* _TASK TO CARRY OUT_: Retype the opening lines of the data exactly, stopping after the line that contains "tick_minutes = [to_minutes(t)". Skip every picture.

* _SUPPLIED INFORMATION_:
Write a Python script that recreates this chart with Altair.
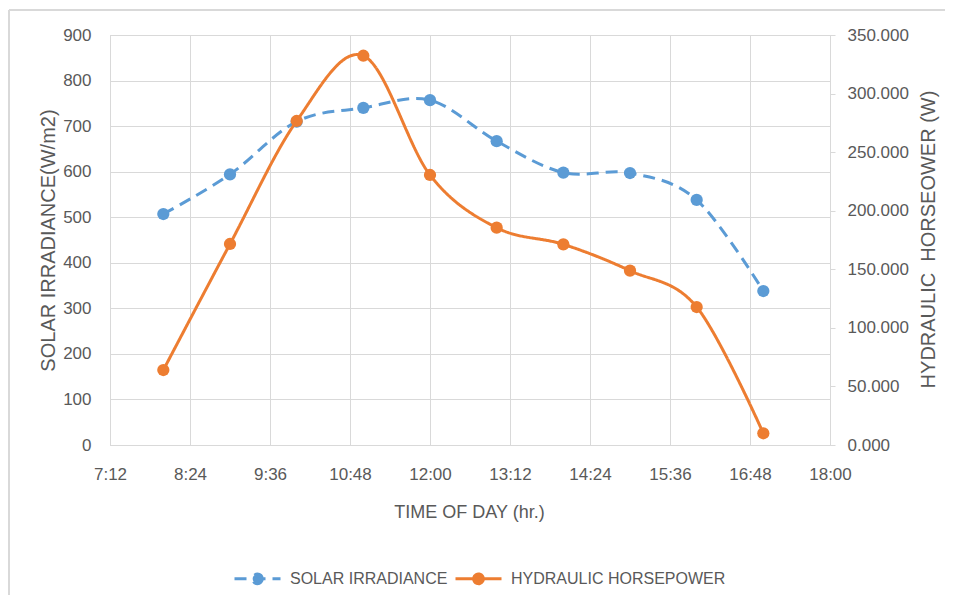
import altair as alt
import pandas as pd

# ---- data ----
time_labels = ["8:00", "9:00", "10:00", "11:00", "12:00", "13:00", "14:00", "15:00", "16:00", "17:00"]
solar_irradiance = [507, 594, 710, 740, 757, 667, 598, 597, 538, 338]
hydraulic_hp = [64.0, 171.6, 276.6, 332.3, 230.5, 185.5, 171.3, 148.8, 117.8, 10.0]
x_tick_labels = ["7:12", "8:24", "9:36", "10:48", "12:00", "13:12", "14:24", "15:36", "16:48", "18:00"]
left_ticks = [0, 100, 200, 300, 400, 500, 600, 700, 800, 900]
right_ticks = [0, 50, 100, 150, 200, 250, 300, 350]
series_names = ["SOLAR IRRADIANCE", "HYDRAULIC HORSEPOWER"]
series_colors = ["#5B9BD5", "#ED7D31"]


def to_minutes(s):
    h, m = s.split(":")
    return int(h) * 60 + int(m)


minutes = [to_minutes(t) for t in time_labels]
tick_minutes = [to_minutes(t) for t in x_tick_labels]

df = pd.DataFrame({
    "minutes": minutes + minutes,
    "value": solar_irradiance + hydraulic_hp,
    "series": [series_names[0]] * len(minutes) + [series_names[1]] * len(minutes),
})

FONT = "Liberation Sans"
TXT = "#595959"
GRID = "#d9d9d9"

legend = alt.Legend(
    orient="none", legendX=123, legendY=519, direction="horizontal", title=None,
    symbolType="M-1,0L1,0M0.21,0A0.21,0.21,0,1,1,-0.21,0A0.21,0.21,0,1,1,0.21,0Z",
    symbolSize=2116, symbolStrokeWidth=3, symbolOpacity=1,
    labelFont=FONT, labelFontSize=16, labelColor=TXT, labelOffset=8,
    columnPadding=1, labelLimit=400,
)

stroke_enc = alt.Stroke("series:N", scale=alt.Scale(domain=series_names, range=series_colors), legend=legend)
fill_enc = alt.Fill("series:N", scale=alt.Scale(domain=series_names, range=series_colors), legend=legend)
dash_enc = alt.StrokeDash("series:N", scale=alt.Scale(domain=series_names, range=[[12, 7], [1, 0]]), legend=legend)

x_enc = alt.X(
    "minutes:Q",
    scale=alt.Scale(domain=[432, 1080], nice=False, zero=False),
    axis=alt.Axis(
        values=tick_minutes,
        labelExpr="floor(datum.value/60) + ':' + (datum.value % 60 < 10 ? '0' : '') + (datum.value % 60)",
        title="TIME OF DAY (hr.)", titleX=359, titleY=67, titleAlign="center", titleBaseline="middle",
        grid=True, gridColor=GRID, ticks=False, domainColor=GRID, domainWidth=1,
        labelFont=FONT, labelFontSize=17, labelColor=TXT, labelPadding=21, labelFlush=False,
        titleFont=FONT, titleFontSize=18, titleFontWeight="normal", titleColor=TXT,
    ),
)

y_left = alt.Y(
    "value:Q",
    scale=alt.Scale(domain=[0, 900], nice=False),
    axis=alt.Axis(
        values=left_ticks, title="SOLAR IRRADIANCE(W/m2)",
        titleX=-62, titleY=205, titleAngle=270, titleAlign="center", titleBaseline="middle",
        grid=True, gridColor=GRID, ticks=False, domainColor=GRID, labelFlush=False,
        labelFont=FONT, labelFontSize=17, labelColor=TXT, labelPadding=19,
        titleFont=FONT, titleFontSize=20, titleFontWeight="normal", titleColor=TXT,
    ),
)

y_right = alt.Y(
    "value:Q",
    scale=alt.Scale(domain=[0, 350], nice=False),
    axis=alt.Axis(
        orient="right", values=right_ticks, format=".3f", labelFlush=False,
        title="HYDRAULIC\u00a0 HORSEOWER (W)",
        titleX=98, titleY=204, titleAngle=270, titleAlign="center", titleBaseline="middle",
        grid=False, ticks=True, tickSize=5, tickColor=GRID, domainColor=GRID,
        labelFont=FONT, labelFontSize=17, labelColor=TXT, labelPadding=12,
        titleFont=FONT, titleFontSize=20, titleFontWeight="normal", titleColor=TXT,
    ),
)

base = alt.Chart(df)

solar = base.transform_filter(alt.datum.series == series_names[0])
hp = base.transform_filter(alt.datum.series == series_names[1])

line_mark = dict(interpolate="cardinal", tension=0, strokeWidth=3)
pt_mark = dict(filled=True, size=150, opacity=1, shape="circle")

left_layer = alt.layer(
    solar.mark_line(**line_mark).encode(x=x_enc, y=y_left, stroke=stroke_enc, strokeDash=dash_enc),
    solar.mark_point(**pt_mark).encode(x=x_enc, y=y_left, fill=fill_enc),
)
right_layer = alt.layer(
    hp.mark_line(**line_mark).encode(x=x_enc, y=y_right, stroke=stroke_enc, strokeDash=dash_enc),
    hp.mark_point(**pt_mark).encode(x=x_enc, y=y_right, fill=fill_enc),
)

frame_df = pd.DataFrame({"k": [0]})
frame = alt.layer(
    alt.Chart(frame_df).mark_rule(color=GRID, strokeWidth=2, clip=False).encode(
        x=alt.value(-101), x2=alt.value(840), y=alt.value(-25)),
    alt.Chart(frame_df).mark_rule(color=GRID, strokeWidth=2, clip=False).encode(
        x=alt.value(-101), y=alt.value(-25), y2=alt.value(600)),
)

chart = alt.layer(frame, left_layer, right_layer).resolve_scale(y="independent").properties(
    width=720, height=410,
    autosize=alt.AutoSizeParams(type="none"),
    padding={"left": 102, "top": 27, "right": 115, "bottom": 150},
).configure_view(stroke=GRID).configure(background="white")

chart.save("out.html", embed_options={"renderer": "svg", "actions": False})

* _RESULT OF THE TASK_:
Write a Python script that recreates this chart with Altair.
import altair as alt
import pandas as pd

# ---- data ----
time_labels = ["8:00", "9:00", "10:00", "11:00", "12:00", "13:00", "14:00", "15:00", "16:00", "17:00"]
solar_irradiance = [507, 594, 710, 740, 757, 667, 598, 597, 538, 338]
hydraulic_hp = [64.0, 171.6, 276.6, 332.3, 230.5, 185.5, 171.3, 148.8, 117.8, 10.0]
x_tick_labels = ["7:12", "8:24", "9:36", "10:48", "12:00", "13:12", "14:24", "15:36", "16:48", "18:00"]
left_ticks = [0, 100, 200, 300, 400, 500, 600, 700, 800, 900]
right_ticks = [0, 50, 100, 150, 200, 250, 300, 350]
series_names = ["SOLAR IRRADIANCE", "HYDRAULIC HORSEPOWER"]
series_colors = ["#5B9BD5", "#ED7D31"]


def to_minutes(s):
    h, m = s.split(":")
    return int(h) * 60 + int(m)


minutes = [to_minutes(t) for t in time_labels]
tick_minutes = [to_minutes(t) for t in x_tick_labels]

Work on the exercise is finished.